▶ DO THIS
Reproduce nothing except the lines between the line with "Emit a Python" and the line with "import pandas as pd", both ends included, and please leave out pictures.

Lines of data
—————

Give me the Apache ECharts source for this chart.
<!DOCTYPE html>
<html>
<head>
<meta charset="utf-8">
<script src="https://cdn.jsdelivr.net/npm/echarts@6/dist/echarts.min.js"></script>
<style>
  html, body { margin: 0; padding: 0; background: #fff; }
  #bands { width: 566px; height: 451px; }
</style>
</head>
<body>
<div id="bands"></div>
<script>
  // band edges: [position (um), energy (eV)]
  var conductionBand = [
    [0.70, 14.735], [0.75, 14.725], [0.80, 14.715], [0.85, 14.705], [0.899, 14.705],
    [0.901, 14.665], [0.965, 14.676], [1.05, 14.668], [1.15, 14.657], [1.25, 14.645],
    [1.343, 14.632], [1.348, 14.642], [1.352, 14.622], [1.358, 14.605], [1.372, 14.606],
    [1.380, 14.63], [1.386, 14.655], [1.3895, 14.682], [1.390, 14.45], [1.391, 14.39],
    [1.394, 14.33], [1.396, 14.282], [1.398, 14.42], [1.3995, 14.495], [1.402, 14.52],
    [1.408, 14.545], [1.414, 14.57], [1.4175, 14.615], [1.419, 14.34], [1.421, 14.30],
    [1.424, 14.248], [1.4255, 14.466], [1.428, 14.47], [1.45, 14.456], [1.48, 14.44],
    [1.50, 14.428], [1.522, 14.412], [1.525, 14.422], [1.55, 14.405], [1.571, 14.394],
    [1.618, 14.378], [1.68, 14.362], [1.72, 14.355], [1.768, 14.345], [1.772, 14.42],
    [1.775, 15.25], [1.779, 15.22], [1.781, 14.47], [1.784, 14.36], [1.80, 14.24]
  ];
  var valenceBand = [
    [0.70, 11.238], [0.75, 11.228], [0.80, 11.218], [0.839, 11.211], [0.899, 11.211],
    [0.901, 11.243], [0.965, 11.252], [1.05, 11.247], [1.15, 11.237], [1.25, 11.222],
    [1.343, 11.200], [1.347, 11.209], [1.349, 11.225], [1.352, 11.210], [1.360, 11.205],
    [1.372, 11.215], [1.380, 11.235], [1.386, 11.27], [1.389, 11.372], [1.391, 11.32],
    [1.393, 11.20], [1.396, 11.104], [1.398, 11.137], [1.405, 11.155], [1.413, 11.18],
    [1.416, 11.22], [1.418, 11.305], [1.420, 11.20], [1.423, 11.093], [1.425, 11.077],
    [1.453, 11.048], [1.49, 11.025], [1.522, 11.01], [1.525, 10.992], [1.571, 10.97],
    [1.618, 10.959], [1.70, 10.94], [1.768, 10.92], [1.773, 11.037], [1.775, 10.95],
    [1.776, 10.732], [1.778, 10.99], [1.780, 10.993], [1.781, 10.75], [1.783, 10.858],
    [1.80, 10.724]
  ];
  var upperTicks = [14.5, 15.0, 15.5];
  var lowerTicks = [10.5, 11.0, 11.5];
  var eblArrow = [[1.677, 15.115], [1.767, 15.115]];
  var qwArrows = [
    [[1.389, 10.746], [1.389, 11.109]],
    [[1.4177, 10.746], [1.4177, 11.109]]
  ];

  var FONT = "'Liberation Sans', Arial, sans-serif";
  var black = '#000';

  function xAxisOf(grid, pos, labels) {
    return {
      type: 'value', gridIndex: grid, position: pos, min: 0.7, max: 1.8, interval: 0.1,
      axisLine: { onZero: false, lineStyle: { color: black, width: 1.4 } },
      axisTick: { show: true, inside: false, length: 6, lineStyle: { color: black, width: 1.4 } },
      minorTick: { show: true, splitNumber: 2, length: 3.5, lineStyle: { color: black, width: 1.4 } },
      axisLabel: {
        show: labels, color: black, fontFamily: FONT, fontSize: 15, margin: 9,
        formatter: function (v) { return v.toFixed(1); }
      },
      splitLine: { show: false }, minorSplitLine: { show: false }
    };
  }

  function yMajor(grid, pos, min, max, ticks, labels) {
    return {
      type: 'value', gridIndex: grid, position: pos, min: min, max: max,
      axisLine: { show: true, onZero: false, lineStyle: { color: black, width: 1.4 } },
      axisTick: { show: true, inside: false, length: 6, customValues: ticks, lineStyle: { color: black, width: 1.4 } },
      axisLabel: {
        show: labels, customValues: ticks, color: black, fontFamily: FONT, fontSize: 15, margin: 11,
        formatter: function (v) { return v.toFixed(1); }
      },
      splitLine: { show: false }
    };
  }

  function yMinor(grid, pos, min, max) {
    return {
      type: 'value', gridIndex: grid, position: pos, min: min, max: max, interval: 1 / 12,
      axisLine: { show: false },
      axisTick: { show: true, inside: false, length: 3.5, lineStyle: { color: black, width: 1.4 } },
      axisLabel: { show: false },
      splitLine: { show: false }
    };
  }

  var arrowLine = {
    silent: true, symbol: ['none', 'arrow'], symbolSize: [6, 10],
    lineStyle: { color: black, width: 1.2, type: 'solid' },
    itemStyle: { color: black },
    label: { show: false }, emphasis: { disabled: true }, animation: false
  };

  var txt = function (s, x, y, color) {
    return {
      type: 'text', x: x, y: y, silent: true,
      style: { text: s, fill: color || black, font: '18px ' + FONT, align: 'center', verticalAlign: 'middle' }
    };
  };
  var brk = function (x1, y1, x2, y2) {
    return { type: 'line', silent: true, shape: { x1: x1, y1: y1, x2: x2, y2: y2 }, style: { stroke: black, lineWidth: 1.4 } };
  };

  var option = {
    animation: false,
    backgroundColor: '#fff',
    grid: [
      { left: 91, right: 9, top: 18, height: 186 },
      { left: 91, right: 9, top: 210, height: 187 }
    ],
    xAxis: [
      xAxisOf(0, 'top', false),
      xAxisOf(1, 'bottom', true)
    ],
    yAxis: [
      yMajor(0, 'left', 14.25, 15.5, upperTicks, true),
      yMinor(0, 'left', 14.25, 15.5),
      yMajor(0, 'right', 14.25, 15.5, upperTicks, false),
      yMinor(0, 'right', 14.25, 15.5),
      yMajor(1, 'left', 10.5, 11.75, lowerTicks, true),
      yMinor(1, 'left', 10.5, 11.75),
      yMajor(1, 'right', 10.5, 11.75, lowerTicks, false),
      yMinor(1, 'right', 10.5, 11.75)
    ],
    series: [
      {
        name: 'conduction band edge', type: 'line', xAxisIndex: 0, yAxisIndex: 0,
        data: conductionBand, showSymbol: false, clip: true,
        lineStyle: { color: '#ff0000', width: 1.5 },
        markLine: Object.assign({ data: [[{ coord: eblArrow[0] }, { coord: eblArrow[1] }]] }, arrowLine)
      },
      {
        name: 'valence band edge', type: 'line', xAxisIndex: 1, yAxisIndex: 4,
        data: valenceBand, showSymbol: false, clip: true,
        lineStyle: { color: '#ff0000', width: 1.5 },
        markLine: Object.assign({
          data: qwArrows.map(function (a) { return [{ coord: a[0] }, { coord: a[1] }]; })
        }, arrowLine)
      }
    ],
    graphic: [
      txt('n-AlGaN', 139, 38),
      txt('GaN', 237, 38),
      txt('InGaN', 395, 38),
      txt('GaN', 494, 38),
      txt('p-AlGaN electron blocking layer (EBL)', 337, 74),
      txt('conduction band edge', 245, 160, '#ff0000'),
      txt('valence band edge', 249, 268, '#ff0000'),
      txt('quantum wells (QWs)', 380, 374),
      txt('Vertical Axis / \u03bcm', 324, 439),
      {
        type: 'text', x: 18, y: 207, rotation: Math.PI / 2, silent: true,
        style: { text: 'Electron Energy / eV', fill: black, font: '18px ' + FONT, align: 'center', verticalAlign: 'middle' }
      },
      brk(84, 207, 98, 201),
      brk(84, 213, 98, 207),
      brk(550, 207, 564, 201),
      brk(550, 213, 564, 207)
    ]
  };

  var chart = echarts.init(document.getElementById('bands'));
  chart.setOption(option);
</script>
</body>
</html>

—————

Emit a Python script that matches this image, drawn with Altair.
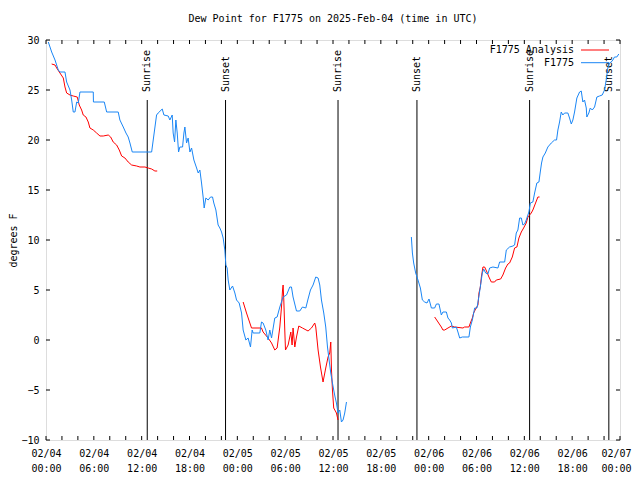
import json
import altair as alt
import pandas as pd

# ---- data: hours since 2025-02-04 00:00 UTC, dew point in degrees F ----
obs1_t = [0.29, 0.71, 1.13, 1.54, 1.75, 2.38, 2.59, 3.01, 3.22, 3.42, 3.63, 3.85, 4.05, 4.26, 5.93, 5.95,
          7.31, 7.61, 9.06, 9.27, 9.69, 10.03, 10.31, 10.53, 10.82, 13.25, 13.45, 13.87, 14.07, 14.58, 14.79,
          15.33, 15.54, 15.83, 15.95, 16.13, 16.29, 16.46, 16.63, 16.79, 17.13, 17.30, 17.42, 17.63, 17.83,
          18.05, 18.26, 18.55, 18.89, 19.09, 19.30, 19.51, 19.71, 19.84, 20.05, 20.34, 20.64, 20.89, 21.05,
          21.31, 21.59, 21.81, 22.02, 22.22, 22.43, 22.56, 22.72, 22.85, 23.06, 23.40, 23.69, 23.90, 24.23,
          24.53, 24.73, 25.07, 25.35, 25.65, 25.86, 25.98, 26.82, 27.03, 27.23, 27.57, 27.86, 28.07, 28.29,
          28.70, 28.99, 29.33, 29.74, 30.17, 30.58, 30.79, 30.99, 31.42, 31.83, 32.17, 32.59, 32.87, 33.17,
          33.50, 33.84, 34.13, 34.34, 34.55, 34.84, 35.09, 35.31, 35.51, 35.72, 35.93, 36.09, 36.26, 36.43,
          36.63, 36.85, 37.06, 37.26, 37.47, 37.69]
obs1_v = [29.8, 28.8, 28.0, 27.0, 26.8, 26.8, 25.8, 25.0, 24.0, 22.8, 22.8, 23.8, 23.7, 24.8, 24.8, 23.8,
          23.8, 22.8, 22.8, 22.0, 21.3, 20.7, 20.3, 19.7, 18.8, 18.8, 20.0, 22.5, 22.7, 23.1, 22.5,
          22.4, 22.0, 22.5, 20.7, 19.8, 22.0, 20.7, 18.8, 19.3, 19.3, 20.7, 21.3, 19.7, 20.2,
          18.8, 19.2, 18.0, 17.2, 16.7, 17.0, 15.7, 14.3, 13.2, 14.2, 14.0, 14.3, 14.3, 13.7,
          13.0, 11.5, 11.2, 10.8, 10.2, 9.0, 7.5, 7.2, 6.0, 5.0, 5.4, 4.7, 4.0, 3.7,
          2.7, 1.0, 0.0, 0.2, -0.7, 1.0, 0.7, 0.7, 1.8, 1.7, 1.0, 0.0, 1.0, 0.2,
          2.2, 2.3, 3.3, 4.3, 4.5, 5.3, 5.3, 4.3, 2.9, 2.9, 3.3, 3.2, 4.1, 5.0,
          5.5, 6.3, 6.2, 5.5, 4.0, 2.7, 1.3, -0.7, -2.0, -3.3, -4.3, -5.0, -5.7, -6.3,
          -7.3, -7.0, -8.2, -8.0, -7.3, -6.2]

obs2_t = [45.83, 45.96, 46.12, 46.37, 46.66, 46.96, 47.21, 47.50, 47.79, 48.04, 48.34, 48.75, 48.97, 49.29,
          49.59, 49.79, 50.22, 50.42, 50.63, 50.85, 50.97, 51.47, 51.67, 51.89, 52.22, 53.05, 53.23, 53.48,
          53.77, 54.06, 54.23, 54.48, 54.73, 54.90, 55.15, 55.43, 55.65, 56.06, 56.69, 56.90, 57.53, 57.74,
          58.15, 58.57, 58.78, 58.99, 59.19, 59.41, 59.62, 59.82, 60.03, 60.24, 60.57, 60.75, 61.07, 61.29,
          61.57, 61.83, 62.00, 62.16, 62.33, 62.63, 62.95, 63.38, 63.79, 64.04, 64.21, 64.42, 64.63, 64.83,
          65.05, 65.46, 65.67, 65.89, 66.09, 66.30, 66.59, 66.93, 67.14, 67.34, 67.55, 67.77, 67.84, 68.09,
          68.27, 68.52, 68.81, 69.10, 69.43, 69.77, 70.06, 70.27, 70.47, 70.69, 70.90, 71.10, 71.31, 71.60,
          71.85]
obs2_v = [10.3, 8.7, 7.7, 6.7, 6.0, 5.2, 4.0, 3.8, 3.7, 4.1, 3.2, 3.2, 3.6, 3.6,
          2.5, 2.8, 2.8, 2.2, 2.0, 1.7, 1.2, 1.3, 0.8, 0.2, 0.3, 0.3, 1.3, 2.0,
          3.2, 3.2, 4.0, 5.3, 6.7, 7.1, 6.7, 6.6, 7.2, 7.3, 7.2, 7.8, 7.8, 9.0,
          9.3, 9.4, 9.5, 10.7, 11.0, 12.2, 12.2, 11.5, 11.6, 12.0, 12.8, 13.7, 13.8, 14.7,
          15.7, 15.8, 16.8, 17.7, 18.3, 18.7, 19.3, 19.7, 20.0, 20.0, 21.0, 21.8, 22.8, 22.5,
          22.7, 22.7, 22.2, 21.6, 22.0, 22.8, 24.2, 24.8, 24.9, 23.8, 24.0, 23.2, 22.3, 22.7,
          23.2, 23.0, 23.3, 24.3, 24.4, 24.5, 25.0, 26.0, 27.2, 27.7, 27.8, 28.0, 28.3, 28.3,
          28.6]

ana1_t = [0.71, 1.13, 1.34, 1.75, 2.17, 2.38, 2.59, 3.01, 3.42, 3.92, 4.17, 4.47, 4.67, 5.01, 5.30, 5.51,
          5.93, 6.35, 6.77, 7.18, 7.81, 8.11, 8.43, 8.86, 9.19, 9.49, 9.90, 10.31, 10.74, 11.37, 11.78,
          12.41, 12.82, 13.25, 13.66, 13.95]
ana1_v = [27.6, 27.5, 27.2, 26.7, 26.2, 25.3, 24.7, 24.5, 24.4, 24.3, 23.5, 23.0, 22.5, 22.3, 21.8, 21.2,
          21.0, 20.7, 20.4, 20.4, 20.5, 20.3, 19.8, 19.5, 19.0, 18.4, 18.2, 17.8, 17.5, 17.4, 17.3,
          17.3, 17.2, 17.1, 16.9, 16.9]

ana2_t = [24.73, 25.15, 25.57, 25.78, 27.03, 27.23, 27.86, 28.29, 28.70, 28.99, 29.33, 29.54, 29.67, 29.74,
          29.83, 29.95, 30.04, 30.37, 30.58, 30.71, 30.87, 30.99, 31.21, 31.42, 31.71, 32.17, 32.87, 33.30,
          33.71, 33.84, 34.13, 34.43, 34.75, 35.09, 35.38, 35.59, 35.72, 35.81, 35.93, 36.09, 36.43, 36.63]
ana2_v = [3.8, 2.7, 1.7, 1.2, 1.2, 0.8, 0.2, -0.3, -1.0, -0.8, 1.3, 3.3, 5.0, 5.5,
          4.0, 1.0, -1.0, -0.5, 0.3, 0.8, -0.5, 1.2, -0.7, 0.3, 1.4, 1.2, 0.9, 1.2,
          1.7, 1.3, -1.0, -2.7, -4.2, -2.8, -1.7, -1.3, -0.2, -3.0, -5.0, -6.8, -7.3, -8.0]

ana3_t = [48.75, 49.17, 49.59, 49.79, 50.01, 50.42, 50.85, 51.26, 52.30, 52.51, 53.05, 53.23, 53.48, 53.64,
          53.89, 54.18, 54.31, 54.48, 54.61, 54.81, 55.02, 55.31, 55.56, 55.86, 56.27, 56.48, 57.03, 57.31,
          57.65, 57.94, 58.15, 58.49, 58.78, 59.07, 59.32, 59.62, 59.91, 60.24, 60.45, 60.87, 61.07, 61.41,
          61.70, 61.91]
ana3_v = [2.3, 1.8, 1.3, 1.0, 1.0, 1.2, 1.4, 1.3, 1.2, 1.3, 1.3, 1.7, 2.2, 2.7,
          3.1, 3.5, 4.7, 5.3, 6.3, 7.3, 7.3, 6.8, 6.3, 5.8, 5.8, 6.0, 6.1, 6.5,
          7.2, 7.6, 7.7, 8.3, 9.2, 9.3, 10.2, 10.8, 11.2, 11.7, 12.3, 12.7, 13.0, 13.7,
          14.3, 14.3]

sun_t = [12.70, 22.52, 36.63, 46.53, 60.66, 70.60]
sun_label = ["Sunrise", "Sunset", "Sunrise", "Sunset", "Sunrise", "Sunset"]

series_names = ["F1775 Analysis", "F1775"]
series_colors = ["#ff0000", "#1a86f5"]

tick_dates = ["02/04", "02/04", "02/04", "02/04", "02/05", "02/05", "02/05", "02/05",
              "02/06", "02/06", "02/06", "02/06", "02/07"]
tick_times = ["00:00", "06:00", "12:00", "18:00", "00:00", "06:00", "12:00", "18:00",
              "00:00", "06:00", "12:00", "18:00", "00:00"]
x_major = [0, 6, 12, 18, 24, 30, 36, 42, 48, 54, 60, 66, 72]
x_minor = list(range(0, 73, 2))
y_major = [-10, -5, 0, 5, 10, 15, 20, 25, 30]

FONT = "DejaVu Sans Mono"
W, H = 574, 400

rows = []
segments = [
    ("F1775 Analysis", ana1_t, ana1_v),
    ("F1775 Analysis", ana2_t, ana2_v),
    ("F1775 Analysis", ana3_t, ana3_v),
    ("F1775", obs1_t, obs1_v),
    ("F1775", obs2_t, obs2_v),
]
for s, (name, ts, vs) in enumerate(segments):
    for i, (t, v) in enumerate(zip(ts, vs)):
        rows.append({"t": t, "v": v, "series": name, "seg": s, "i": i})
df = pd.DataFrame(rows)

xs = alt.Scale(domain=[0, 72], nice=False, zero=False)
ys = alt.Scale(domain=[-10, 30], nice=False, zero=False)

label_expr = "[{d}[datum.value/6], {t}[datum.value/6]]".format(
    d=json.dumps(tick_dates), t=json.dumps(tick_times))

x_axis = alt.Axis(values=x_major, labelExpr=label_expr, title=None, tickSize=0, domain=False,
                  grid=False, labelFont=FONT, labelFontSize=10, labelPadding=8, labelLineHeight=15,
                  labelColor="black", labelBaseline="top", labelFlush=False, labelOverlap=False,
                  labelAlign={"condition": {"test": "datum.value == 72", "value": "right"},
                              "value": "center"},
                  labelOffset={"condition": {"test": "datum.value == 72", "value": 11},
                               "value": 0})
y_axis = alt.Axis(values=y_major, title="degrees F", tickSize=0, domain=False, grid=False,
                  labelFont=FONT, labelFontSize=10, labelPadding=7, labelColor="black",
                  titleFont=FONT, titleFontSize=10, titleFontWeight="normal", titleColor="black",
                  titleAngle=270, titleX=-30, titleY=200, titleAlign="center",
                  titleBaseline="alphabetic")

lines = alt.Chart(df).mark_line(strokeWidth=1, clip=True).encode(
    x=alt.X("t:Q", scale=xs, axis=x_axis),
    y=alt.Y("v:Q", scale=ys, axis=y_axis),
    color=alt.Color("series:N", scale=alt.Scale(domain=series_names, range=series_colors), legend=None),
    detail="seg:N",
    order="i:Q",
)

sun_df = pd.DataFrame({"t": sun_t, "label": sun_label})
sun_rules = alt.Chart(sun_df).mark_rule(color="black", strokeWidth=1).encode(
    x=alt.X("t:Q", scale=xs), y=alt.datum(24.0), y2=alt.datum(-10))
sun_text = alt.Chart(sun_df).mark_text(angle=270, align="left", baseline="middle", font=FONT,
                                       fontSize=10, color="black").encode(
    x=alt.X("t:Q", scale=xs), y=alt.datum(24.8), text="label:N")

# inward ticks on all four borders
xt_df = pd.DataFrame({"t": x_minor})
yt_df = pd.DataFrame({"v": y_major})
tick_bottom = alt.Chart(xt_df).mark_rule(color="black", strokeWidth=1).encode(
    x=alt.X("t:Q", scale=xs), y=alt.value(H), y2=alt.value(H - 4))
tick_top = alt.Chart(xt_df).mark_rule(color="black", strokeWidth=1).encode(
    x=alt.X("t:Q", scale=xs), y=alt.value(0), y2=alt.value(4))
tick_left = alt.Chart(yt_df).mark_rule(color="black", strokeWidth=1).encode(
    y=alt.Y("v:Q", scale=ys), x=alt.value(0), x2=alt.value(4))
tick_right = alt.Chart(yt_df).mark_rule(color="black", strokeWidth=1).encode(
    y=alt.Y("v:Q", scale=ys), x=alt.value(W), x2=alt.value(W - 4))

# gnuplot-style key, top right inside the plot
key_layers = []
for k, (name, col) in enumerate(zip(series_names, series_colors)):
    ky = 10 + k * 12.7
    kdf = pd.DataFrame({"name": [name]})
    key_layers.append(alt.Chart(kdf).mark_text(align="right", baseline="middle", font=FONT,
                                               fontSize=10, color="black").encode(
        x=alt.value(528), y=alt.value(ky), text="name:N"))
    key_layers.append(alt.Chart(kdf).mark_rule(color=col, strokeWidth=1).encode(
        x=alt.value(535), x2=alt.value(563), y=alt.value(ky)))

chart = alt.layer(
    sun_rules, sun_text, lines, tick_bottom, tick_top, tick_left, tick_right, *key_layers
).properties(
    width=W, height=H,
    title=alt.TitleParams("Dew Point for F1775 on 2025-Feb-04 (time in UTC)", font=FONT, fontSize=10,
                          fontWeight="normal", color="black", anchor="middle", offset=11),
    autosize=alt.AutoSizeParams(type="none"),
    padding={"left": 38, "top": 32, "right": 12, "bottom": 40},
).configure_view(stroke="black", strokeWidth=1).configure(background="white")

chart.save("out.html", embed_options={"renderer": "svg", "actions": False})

—————

▶ ANSWER BELOW
Emit a Python script that matches this image, drawn with Altair.
import json
import altair as alt
import pandas as pd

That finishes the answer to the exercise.